Like a lot of cities nowadays, Tucson's main daily, the Arizona Daily Star, is owned by an out-of-state conglomerate.  In the Star's case, the owner is Lee Enterprises out of Davenport, Iowa.  It is hard to imagine two cities that have less in common than Tucson and Davenport.

As with the newspaper industry in general, the Star has suffered financially from the rise of the internet and from such advertising platforms as Google and Facebook, which have drained away advertising income and forced the daily to cut staff and shift its presses to Phoenix.  As a result, it doesn't have the resources for in-depth reporting and investigative journalism.  At the same time, TV stations don't have the interest or financial incentive to fill the gap.

Which takes us back to the opening sentence in this commentary about a white demonstrator punching a black cop in his police car.  The news coverage of the event was pitiful.

One news outlet printed a tweet from the Tucson Police Chief instead of interviewing him in person.  The tweet said this:

Chris Magnus

@ChiefCMagnus

 

An aggravated assault on an officer, construction barricades/signage toppled, tagging, & traffic blocked for hours. Is this supposed to help the cause? I get it that it's the minority of protesters who do this but the others seemed to ignore or celebrate this conduct last night.

Another outlet published a Facebook posting from Tucson Black Lives Matter, as follows:

Magnus tweeting inflammatory statements about alleged crimes committed against his officers and property is divisive and unhelpful. These are charges not convictions, smearing people before they've had their day in court is designed to taint the outcome.

 

Is this journalism or social-media musings?  What happened to in-person interviews?  What happened to asking who, what, where, why, when, and how?

Who was the puncher?  Was he affiliated with BLM or some other group?  I dunno.

How many demonstrators were at the scene?  What did they see?  I dunno.

What is their goal?  What political, social and economic changes do they want?  I dunno.

What are they like, where are they from, what are their politics, and what are their occupations?  I dunno.

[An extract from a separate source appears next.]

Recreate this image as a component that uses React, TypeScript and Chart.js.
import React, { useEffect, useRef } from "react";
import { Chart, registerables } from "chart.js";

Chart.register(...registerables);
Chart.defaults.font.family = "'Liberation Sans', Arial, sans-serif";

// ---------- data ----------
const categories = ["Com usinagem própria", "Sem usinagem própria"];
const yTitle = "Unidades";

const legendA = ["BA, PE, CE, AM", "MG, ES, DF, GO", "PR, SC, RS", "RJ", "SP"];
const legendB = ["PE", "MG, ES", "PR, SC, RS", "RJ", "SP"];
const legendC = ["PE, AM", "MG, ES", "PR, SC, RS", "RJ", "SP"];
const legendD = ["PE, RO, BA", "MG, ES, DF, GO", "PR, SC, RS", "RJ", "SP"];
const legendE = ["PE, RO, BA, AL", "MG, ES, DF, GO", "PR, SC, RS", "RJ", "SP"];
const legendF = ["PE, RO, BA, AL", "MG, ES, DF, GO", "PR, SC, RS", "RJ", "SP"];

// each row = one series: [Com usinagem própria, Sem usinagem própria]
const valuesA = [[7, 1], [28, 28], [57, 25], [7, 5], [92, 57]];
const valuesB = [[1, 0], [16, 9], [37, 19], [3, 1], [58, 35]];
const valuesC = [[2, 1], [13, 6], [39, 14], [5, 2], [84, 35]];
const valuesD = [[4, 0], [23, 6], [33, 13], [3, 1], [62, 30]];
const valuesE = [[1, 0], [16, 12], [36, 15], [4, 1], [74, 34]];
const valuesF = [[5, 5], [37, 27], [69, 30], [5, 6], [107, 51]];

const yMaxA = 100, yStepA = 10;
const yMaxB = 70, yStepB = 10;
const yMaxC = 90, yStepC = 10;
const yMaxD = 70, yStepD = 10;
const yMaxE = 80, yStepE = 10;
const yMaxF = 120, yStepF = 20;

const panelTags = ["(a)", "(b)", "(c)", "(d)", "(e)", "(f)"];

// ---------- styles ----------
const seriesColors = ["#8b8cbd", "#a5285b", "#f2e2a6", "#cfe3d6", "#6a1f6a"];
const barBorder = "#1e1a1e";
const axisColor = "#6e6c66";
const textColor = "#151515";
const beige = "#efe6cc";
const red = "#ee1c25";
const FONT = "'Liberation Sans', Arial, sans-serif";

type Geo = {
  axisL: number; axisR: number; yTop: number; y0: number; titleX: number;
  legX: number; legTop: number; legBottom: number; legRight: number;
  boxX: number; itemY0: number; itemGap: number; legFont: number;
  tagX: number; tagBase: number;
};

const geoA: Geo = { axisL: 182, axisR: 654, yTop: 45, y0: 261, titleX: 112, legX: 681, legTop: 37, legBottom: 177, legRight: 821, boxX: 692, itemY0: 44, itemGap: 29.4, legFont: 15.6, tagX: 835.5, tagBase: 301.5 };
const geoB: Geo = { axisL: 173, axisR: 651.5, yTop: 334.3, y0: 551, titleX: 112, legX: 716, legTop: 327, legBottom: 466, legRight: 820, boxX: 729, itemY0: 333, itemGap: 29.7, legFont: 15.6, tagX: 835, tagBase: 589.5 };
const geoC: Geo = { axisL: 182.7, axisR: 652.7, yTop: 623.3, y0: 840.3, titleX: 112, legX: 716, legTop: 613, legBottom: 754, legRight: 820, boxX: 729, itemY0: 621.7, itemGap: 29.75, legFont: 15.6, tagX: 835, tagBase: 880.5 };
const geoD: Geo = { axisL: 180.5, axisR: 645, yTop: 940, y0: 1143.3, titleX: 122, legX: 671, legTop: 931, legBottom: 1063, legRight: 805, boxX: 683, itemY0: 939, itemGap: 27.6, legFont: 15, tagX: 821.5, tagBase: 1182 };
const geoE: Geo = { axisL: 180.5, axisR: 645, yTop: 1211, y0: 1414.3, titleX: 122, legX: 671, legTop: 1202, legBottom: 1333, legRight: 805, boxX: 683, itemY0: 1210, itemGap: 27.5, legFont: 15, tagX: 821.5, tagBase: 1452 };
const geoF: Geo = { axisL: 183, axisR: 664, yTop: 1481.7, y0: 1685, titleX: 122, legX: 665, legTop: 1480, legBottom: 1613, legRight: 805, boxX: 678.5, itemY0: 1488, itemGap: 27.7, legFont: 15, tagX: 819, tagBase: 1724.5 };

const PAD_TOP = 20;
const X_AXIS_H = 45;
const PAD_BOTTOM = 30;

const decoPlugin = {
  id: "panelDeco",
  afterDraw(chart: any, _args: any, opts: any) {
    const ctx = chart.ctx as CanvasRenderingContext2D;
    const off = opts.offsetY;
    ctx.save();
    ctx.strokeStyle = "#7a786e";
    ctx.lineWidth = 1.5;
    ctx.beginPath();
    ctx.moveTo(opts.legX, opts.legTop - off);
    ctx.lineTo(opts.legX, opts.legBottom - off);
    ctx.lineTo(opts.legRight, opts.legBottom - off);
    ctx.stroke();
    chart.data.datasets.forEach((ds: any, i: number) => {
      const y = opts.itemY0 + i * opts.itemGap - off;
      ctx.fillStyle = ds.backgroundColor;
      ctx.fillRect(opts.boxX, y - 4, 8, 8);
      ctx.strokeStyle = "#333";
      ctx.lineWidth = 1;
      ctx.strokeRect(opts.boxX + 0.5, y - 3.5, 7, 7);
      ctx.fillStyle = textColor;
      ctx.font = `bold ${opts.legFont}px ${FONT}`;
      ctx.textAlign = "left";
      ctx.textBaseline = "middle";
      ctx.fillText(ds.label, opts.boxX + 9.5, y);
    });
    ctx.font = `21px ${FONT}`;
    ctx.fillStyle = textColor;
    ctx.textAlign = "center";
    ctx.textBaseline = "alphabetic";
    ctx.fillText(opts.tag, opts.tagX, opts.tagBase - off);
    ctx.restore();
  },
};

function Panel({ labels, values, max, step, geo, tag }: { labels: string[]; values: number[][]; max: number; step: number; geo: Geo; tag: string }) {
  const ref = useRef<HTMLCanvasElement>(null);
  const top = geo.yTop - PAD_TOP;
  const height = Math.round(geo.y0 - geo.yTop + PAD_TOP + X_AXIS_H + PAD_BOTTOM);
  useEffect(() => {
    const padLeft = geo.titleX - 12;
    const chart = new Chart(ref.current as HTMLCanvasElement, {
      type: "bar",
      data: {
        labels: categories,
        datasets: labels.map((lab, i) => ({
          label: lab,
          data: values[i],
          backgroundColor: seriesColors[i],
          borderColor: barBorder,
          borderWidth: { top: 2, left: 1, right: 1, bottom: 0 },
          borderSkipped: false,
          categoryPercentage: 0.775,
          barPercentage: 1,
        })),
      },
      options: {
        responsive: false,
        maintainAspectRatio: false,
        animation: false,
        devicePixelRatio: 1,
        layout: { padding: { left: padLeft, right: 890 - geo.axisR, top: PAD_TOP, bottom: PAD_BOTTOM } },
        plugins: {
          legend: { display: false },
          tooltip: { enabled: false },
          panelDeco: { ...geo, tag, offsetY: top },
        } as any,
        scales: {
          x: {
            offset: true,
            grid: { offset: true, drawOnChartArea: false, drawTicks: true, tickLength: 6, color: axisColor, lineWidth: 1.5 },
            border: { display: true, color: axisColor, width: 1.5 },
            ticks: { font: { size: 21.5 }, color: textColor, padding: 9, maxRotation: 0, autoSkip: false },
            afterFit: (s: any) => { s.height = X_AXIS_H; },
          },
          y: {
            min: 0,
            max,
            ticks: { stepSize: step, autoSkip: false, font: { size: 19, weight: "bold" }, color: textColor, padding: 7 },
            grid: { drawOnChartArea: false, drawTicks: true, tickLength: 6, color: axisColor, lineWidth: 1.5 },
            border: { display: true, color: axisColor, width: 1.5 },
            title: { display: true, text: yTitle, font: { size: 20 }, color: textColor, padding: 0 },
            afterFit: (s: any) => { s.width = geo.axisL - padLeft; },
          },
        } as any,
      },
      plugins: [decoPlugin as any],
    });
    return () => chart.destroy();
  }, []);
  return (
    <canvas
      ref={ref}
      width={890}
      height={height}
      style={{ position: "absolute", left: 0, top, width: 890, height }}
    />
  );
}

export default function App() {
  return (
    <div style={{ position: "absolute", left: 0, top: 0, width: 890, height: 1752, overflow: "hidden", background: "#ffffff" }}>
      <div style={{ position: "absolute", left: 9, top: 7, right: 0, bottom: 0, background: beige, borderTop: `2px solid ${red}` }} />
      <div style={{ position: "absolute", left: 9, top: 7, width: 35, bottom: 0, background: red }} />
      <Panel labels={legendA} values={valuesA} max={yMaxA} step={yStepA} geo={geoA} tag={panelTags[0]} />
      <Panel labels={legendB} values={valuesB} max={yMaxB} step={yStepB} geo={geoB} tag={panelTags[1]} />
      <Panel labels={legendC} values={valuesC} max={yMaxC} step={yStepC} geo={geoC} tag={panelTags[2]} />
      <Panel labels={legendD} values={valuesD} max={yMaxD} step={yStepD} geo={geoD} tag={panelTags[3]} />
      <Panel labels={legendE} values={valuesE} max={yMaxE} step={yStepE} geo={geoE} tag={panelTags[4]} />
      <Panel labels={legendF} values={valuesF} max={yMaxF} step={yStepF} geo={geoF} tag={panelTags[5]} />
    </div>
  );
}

What did the black police officer and his fellow officers see?  I dunno.

Such horrendous journalism can be found across the country.

In closing:  Given today's political, governmental, economic, and social rot in Tucson and the nation, it's more important than ever to have a media and academia that are impartial, nonpartisan, thorough, original, and fearless.  Unfortunately, most of them are also rotten.